• How Overtourism Killed Spontaneous Travel   

Excerpt from CNN

Picture the scene. You're on vacation. You've had a slow morning wandering round, a long lunch and a stroll around the city. You realize you're near that gallery you've been meaning to visit -- so you walk over.

Even five years ago, you could probably have sauntered in unless it was a peak time on a peak day. A half-hour wait was likely the longest you'd have to put up with for not planning.

How things have changed in the travel world. On a recent trip to Amsterdam, Ed Cumming tried to visit the Anne Frank House.

"I only booked the trip about a week beforehand and had done nothing in the way of planning," said the Londoner. "To be honest I had forgotten until I cruised past it on a canal tour and thought I should probably go, as I had never been."

He arrived to find it was fully booked until the end of October. Not only that -- but the Anne Frank House is one of several sites around the world that have instituted mandatory prebooking polices with no walk-up tickets available.

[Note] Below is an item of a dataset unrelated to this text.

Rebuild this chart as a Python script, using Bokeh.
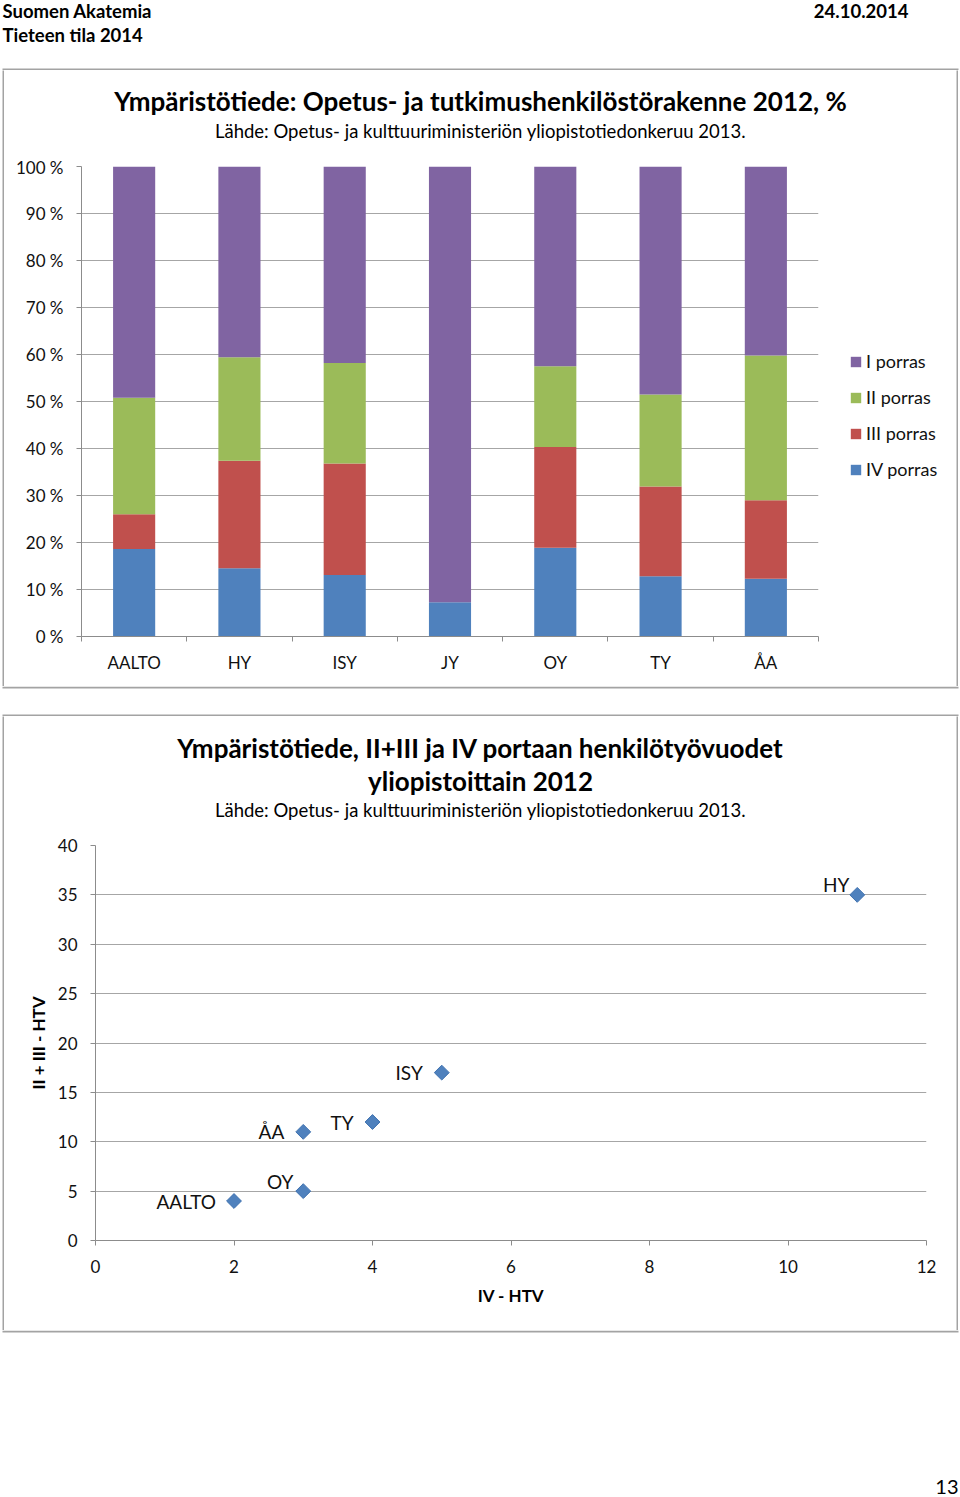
from bokeh.plotting import figure
from bokeh.models import (Range1d, FixedTicker, PrintfTickFormatter, Legend, LegendItem,
                          ColumnDataSource)
from bokeh.layouts import column, row
from bokeh.embed import file_html
from bokeh.resources import INLINE
from bokeh.core.properties import value

FONT = "Lato"
W = 960

# ---------------- data ----------------
header_left = ["Suomen Akatemia", "Tieteen tila 2014"]
header_date = "24.10.2014"
page_number = "13"

bar_title = "Ympäristötiede: Opetus- ja tutkimushenkilöstörakenne 2012, %"
source_note = "Lähde: Opetus- ja kulttuuriministeriön yliopistotiedonkeruu 2013."
universities = ["AALTO", "HY", "ISY", "JY", "OY", "TY", "ÅA"]
iv_porras = [18.6, 14.5, 13.1, 7.3, 18.9, 12.8, 12.3]
iii_porras = [7.4, 22.9, 23.7, 0.0, 21.4, 19.1, 16.7]
ii_porras = [24.8, 22.0, 21.4, 0.0, 17.2, 19.6, 30.8]
i_porras = [49.2, 40.6, 41.8, 92.7, 42.5, 48.5, 40.2]
level_names = ["IV porras", "III porras", "II porras", "I porras"]   # bottom -> top
level_colors = ["#4F81BD", "#C0504D", "#9BBB59", "#8064A2"]
pct_ticks = [0, 10, 20, 30, 40, 50, 60, 70, 80, 90, 100]

scatter_title = ["Ympäristötiede, II+III ja IV portaan henkilötyövuodet",
                 "yliopistoittain 2012"]
scatter_names = ["AALTO", "OY", "ÅA", "TY", "ISY", "HY"]
iv_htv = [2, 3, 3, 4, 5, 11]
ii_iii_htv = [4, 5, 11, 12, 17, 35]
x_ticks = [0, 2, 4, 6, 8, 10, 12]
y_ticks = [0, 5, 10, 15, 20, 25, 30, 35, 40]
x_label = "IV - HTV"
y_label = "II + III - HTV"

# label placement style (pixels) for the scatter point labels
label_dx = [-18, -10, -19, -19, -19, -8]
label_dy = [0, -10, 0, 0, 0, -10]

GRID = "#a6a6a6"
AXIS = "#8c8c8c"
BOX = "#a3a3a3"
TXT = "#111111"


def blank(width, height, fill="white"):
    p = figure(width=width, height=height, x_range=Range1d(0, width),
               y_range=Range1d(height, 0), output_backend="svg", toolbar_location=None,
               x_axis_location=None, y_axis_location=None, min_border=0,
               frame_align=False)
    p.outline_line_color = None
    p.grid.grid_line_color = None
    p.background_fill_color = fill
    p.border_fill_color = fill
    return p


def texts(p, xs, ys, labels, size, bold=False, align="center", baseline="middle"):
    p.text(x=xs, y=ys, text=labels, text_font=value(FONT), text_font_size=size,
           text_font_style="bold" if bold else "normal", text_color="#000",
           text_align=align, text_baseline=baseline)


def hrule(p, y0, y1):
    p.quad(left=[2], right=[958], top=[y0], bottom=[y1], fill_color=BOX, line_color=None)


def style_axis(ax, size="17px"):
    ax.axis_line_color = AXIS
    ax.major_tick_line_color = AXIS
    ax.minor_tick_line_color = AXIS
    ax.major_tick_in = 0
    ax.major_tick_out = 5
    ax.minor_tick_in = 0
    ax.minor_tick_out = 0
    ax.major_label_text_font = FONT
    ax.major_label_text_font_size = size
    ax.major_label_text_color = TXT


# ---------------- header (+ top edge of first box) ----------------
hdr = blank(W, 70)
texts(hdr, [2, 2], [10, 34], header_left, "18.5px", bold=True, align="left")
texts(hdr, [908], [10], [header_date], "18.5px", bold=True, align="right")
hrule(hdr, 68, 70)

# ---------------- chart 1: stacked bars ----------------
INNER_W = 952
t1 = blank(INNER_W, 86)
texts(t1, [476], [30], [bar_title], "26px", bold=True)
texts(t1, [476], [60], [source_note], "18.5px")

H1 = 530
p1 = figure(width=824, height=H1, x_range=Range1d(0.5, len(universities) + 0.5),
            y_range=Range1d(0, 100), output_backend="svg", toolbar_location=None,
            frame_align=False)
p1.min_border_left = 77
p1.min_border_right = 10
p1.min_border_top = 10
p1.min_border_bottom = 50
p1.outline_line_color = None

pos = list(range(1, len(universities) + 1))
src1 = ColumnDataSource(dict(x=pos, uni=universities,
                             **{"IV porras": iv_porras, "III porras": iii_porras,
                                "II porras": ii_porras, "I porras": i_porras}))
rends = p1.vbar_stack(level_names, x="x", width=0.4, color=level_colors,
                      line_color=None, source=src1)

p1.xgrid.grid_line_color = None
p1.ygrid.grid_line_color = GRID
p1.ygrid.grid_line_width = 1.2
p1.yaxis.ticker = FixedTicker(ticks=pct_ticks)
p1.yaxis.formatter = PrintfTickFormatter(format="%d %%")
p1.xaxis.ticker = FixedTicker(ticks=pos,
                              minor_ticks=[v + 0.5 for v in range(0, len(universities) + 1)])
p1.xaxis.major_label_overrides = {v: u for v, u in zip(pos, universities)}
style_axis(p1.xaxis[0])
style_axis(p1.yaxis[0])
p1.yaxis.major_label_standoff = 13
p1.xaxis.major_tick_line_color = None
p1.xaxis.major_tick_out = 0
p1.xaxis.minor_tick_out = 5
p1.xaxis.major_label_standoff = 10

# legend panel to the right of the bar chart (swatches share the series colours)
legf = blank(128, H1)
leg_src = ColumnDataSource(dict(x=[-50], top=[0]))
leg_rends = [legf.vbar(x="x", top="top", bottom=0, width=1, fill_color=c, line_color=None,
                       source=leg_src) for c in level_colors]
items = [LegendItem(label=n, renderers=[r]) for n, r in zip(level_names, leg_rends)][::-1]
leg = Legend(items=items, location=(21, 206), orientation="vertical",
             glyph_width=13, glyph_height=13, label_height=22, spacing=14,
             label_standoff=4, padding=0, margin=0, border_line_color=None,
             background_fill_alpha=0, label_text_font=FONT, label_text_font_size="18px",
             label_text_color=TXT)
legf.add_layout(leg)

inner1 = column(t1, row(p1, legf, spacing=0), spacing=0)

# ---------------- chart 2: scatter ----------------
t2 = blank(INNER_W, 117)
texts(t2, [476, 476], [31, 64], scatter_title, "26px", bold=True)
texts(t2, [476], [93], [source_note], "18.5px")

H2 = 497
p2 = figure(width=INNER_W, height=H2, x_range=Range1d(0, 12), y_range=Range1d(0, 40),
            output_backend="svg", toolbar_location=None, frame_align=False)
p2.min_border_left = 91
p2.min_border_right = 30
p2.min_border_top = 12
p2.min_border_bottom = 90
p2.outline_line_color = None
p2.xgrid.grid_line_color = None
p2.ygrid.grid_line_color = GRID
p2.ygrid.grid_line_width = 1.2
p2.xaxis.ticker = FixedTicker(ticks=x_ticks)
p2.yaxis.ticker = FixedTicker(ticks=y_ticks)
for ax in (p2.xaxis[0], p2.yaxis[0]):
    style_axis(ax)
    ax.minor_tick_line_color = None
    ax.major_label_standoff = 13
    ax.axis_label_text_font = FONT
    ax.axis_label_text_font_size = "17px"
    ax.axis_label_text_font_style = "bold"
    ax.axis_label_text_color = "#000"
p2.xaxis.major_label_standoff = 14
p2.xaxis.axis_label = x_label
p2.yaxis.axis_label = y_label
p2.xaxis.axis_label_standoff = 9
p2.yaxis.axis_label_standoff = 6

src2 = ColumnDataSource(dict(x=iv_htv, y=ii_iii_htv, name=scatter_names,
                             dx=label_dx, dy=label_dy))
p2.scatter(x="x", y="y", source=src2, marker="square", size=10.5, angle=0.785398,
           fill_color="#4F81BD", line_color="#3f72b0", line_width=1)
p2.text(x="x", y="y", text="name", source=src2, x_offset="dx", y_offset="dy",
        text_align="right", text_baseline="middle", text_font=value(FONT),
        text_font_size="19px", text_color=TXT)

inner2 = column(t2, p2, spacing=0)


# ---------------- framed boxes (side edges) ----------------
def boxed(inner, inner_h):
    return row(blank(2, inner_h), blank(2, inner_h, BOX), inner,
               blank(2, inner_h, BOX), blank(2, inner_h), spacing=0)


box1 = boxed(inner1, 616)
gap = blank(W, 30)
hrule(gap, 0, 2)
hrule(gap, 28, 30)
box2 = boxed(inner2, 614)

# ---------------- footer (+ bottom edge of second box) ----------------
ftr = blank(W, 167)
hrule(ftr, 0, 2)
texts(ftr, [958], [156], [page_number], "20px", align="right")

page = column(hdr, box1, gap, box2, ftr, spacing=0)
open("out.html", "w").write(file_html(page, INLINE))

It is joined by places including the Blue Lagoon thermal pool in Iceland, Leonardo Da Vinci's Last Supper mural in Milan, Rome's Galleria Borghese and the Smithsonian National Museum of African American History and Culture in DC, all of which require prebooking (the latter only on weekends).

It means that the days of leaving everything to chance on vacation are gone. Spontaneity is no longer an option, if you're visiting a major destination and wanting to see the main sights.

The reason? Largely, ourselves. With global tourism hitting record highs -- 1.4 billion tourist arrivals in 2018, according to the United Nations World Tourism Organization, up 6% on 2017 -- and popular destinations being besieged by overtourism, world-famous sites are battening down the hatches.